I never attempted to recreate Samuelsson’s original recipe, so I don’t know exactly how my infusion differs from his. All I know is that my version is dangerously good!
Samuelsson has a great thing going with his Aquavit, but I made it a bit easier for you. Fresh mandarin oranges, kumquats, and kaffir lime leaves aren’t always readily available–at least in the Northeast United States–so I did some ingredient swapping. I used clementines instead of mandarin oranges, but navel oranges and tangerines work too. Instead of kumquats, I substituted the flesh of lime to get that tangy/sweet flavor. Lime peel (just green part, no pith!) took the place of kaffir lime leaves. Another tip: You don’t need to go with expensive vodka, as the infusion flavor is so strong, but do choose a decent potato-based one.
Although this recipe takes very little time to prepare, it does take planning…the infusion won’t be ready for a week or two (give it a taste after 1 week to see how it’s developing).
Before you run out to collect your citrus, make sure you have a very large glass jar or two, whatever can hold around 3 quarts (or 12 cups) of liquid. I had to use two jars. Make sure they are thoroughly sanitized. That goes for the citrus too. Don’t store the jars in the kitchen or other areas that get too warm. I used a nice cool corner of my closet to store the jars.
The resulting liquid will be a vibrant yellow and looks striking in a glass bottle. If you plan on gifting this tasty spirit, find some nice bottles you can sterilize. I’ve used apple cider vinegar bottles, 1800 Tequila bottles, maple syrup bottles…so many options. You can also return the infusion to the vodka bottle for serving at home.

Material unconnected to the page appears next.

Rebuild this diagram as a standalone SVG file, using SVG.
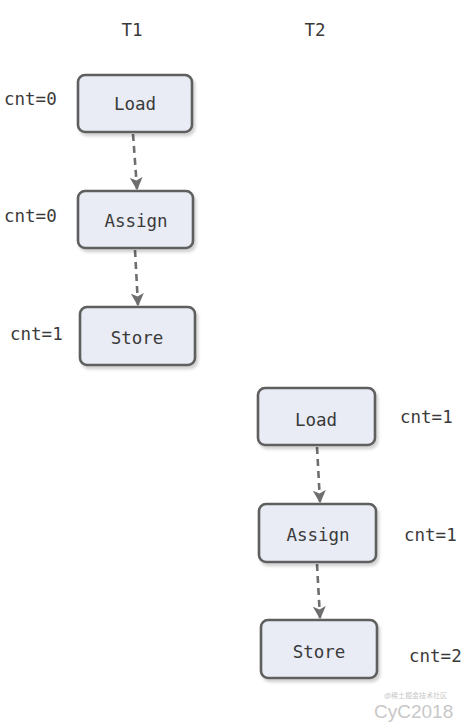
<svg xmlns="http://www.w3.org/2000/svg" width="475" height="724" viewBox="0 0 475 724">
<defs>
<style>
.box{fill:#e9ecf5;stroke:#5f5f5f;stroke-width:2.6;filter:url(#sh)}
.lbl{font-family:"DejaVu Sans Mono","Liberation Mono",monospace;font-size:17.5px;fill:#3a3a3a;text-anchor:middle}
.cnt{font-family:"DejaVu Sans Mono","Liberation Mono",monospace;font-size:17.5px;fill:#3a3a3a}
.hdr{font-family:"DejaVu Sans Mono","Liberation Mono",monospace;font-size:17.5px;fill:#3a3a3a;text-anchor:middle}
.edge{fill:none;stroke:#6e6e6e;stroke-width:2.6;stroke-dasharray:7 5;marker-end:url(#ah)}
.wm{font-family:"Liberation Sans","Noto Sans CJK SC",sans-serif;fill:#c8c8c8}
</style>
<filter id="sh" x="-10%" y="-10%" width="130%" height="140%">
<feDropShadow dx="2" dy="3" stdDeviation="1.5" flood-color="#000" flood-opacity="0.18"/>
</filter>
<marker id="ah" viewBox="0 0 10 10" refX="9" refY="5" markerWidth="5" markerHeight="5" orient="auto" markerUnits="strokeWidth">
<path d="M0,0 L10,5 L0,10 L2.5,5 z" fill="#6e6e6e"/>
</marker>
</defs>
<text class="hdr" x="132" y="36">T1</text>
<text class="hdr" x="315" y="36">T2</text>
<g id="connectors">
<path class="edge" d="M133,134 L137,189"/>
<path class="edge" d="M135,250 L138,305"/>
<path class="edge" d="M317,447 L320,502"/>
<path class="edge" d="M317,564 L320,618"/>
</g>
<g id="t1-load">
<rect class="box" x="78" y="75" width="114" height="57" rx="7"/>
<text class="lbl" x="135" y="110">Load</text>
</g>
<g id="t1-assign">
<rect class="box" x="78" y="191" width="115" height="57" rx="7"/>
<text class="lbl" x="136" y="227">Assign</text>
</g>
<g id="t1-store">
<rect class="box" x="80" y="307" width="115" height="58" rx="7"/>
<text class="lbl" x="137" y="344">Store</text>
</g>
<g id="t2-load">
<rect class="box" x="258" y="388" width="117" height="57" rx="7"/>
<text class="lbl" x="316" y="426">Load</text>
</g>
<g id="t2-assign">
<rect class="box" x="259" y="504" width="117" height="58" rx="7"/>
<text class="lbl" x="318" y="541">Assign</text>
</g>
<g id="t2-store">
<rect class="box" x="261" y="620" width="116" height="58" rx="7"/>
<text class="lbl" x="319" y="658">Store</text>
</g>
<text class="cnt" x="4" y="105">cnt=0</text>
<text class="cnt" x="4" y="222">cnt=0</text>
<text class="cnt" x="10" y="340">cnt=1</text>
<text class="cnt" x="400" y="423">cnt=1</text>
<text class="cnt" x="404" y="541">cnt=1</text>
<text class="cnt" x="409" y="662">cnt=2</text>
<text class="wm" x="384" y="698" font-size="7">@稀土掘金技术社区</text>
<text class="wm" x="374" y="718" font-size="19">CyC2018</text>
</svg>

Recipe for Citrus-Infused Vodka
- ½ cup filtered water
- 1-inch piece ginger, peeled and sliced – Using the edge of a spoon is a simple way to peel the ginger and wastes less than using a knife.
- ¼ cup sugar (turbinado, sucanat, or whatever you have on hand)
- 2 small limes (or 1 large lime), peel only – You want the green part of the peel only. A peeler provides more control and you get larger, easier-to-strain pieces than if you use a grater or microplane.
For citrus infusion
- 2 limes, cut into 6-8 wedges
- ½ of small lime (or ¼ of large lime) flesh only, cut into 4 pieces – Remove remaining peel and white pith from lime used in syrup recipe above. Use any remaining lime to squeeze in the water you’re drinking…You ARE drinking water, right? 🙂
- 1 pink grapefruit, cut in half and then sliced to ¼-inch thickness
- 1 orange, thinly sliced to ¼-inch thickness
- 1 lemon, thinly sliced to ¼-inch thickness
- 2 clementine oranges (or tangerines or navel orange or mixture), peeled and divided into sections
- 1 liter potato-based vodka
Combine water, ginger, sugar, and lime peel in a small saucepan and bring to a boil. Remove syrup from heat and let cool. Drop fruit into clean 3-quart glass jar. Add syrup and vodka. If using two jars, divvy up fruit, syrup, and vodka between them. Screw top on jar and let sit at room temperature (or cooler) for 1 to 2 weeks. Pour infusion through mesh strainer into different container to separate fruit from liquid. Discard solids. Pour infused vodka back into original bottle using funnel.
2 thoughts on “Citrus-Infused Vodka”
Looks delicious! Might have to make this one!
This looks delicious and its really enticing, I have penned it down and will definitely try it as soon as I can.